What the hell, one more comment. So a non-gendered insult results in nothing of note but a gendered insult allows a woman to sue?
So the lessson is, never insult in a gendered manner?
Bitch and slut are off limits, but vile, worthless, shitsucking waste of flesh who’d be better off dead is okilydokily.
There’s no such thing as sexual harrassment.
“NWO – @Sharculese
If I call someone on the job a dumb ass, no biggie. If a call a woman a stupid bitch on the job it’s sexual harrassment. Hurt feelings = sexual harrassment.
….”
If you were calling a guy a dumb ass, over and over again, singling him out, making his work environment hostile, playing increasingly cruel “jokes,” holding him to inconsistent standards and making him fear for his livelihood if he doesn’t play along, causing severe distress… Well, that would be harassment. If you added a sexual component, calling him, say “fine dumb ass,” and adding leering let’s say, that would be sexual harassment. Is that just “hurt feelings?”
(Incidentally, let’s say I went full bore jackass glibertarian here on the hiring and discrimination front. Let’s say I thought you could hire or fire somebody based on sex or race or haircut no question. At least no legal question.
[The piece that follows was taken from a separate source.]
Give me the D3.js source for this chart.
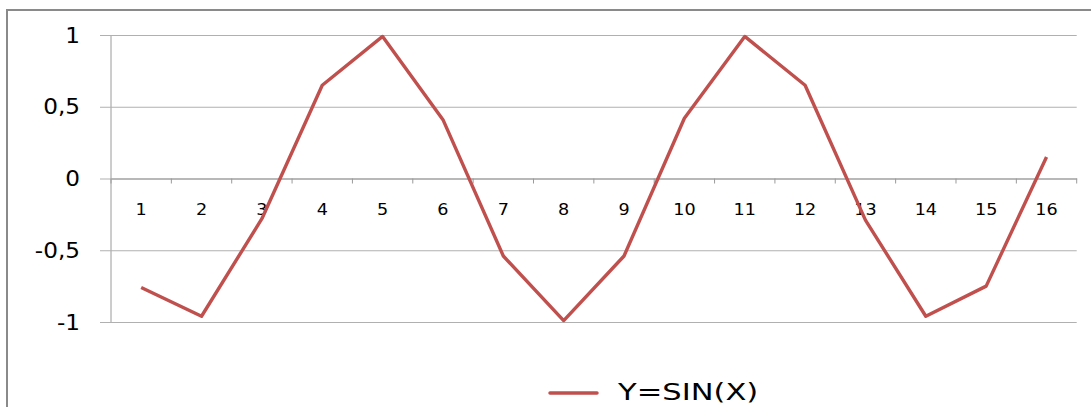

That would still be separate from whether you can harass a person or coerce them into sexual favors, and whether they could seek damages for that, which is why I have some problems with sexual harassment law being tied so firmly to discrimination law – Though I’m not an expert on the area.
But the point is, NWO, this isn’t a way to line your pockets, and if somebody has been treating you this way, well, not everything should result in a prison sentence, and monetary compensation is a pretty good option as restitution for what they’ve done. Actually, they can go together, but let’s not bend your mind. )
So the lessson is, never insult in a gendered manner?
well, actually… yeah. that is one of the lessons.
“Bitch and slut are off limits, but vile, worthless, shitsucking waste of flesh who’d be better off dead is okilydokily.
There’s no such thing as sexual harrassment.”
There is harassment, and if you add a sexual component, it becoems SEXUAL harassment. WOAH!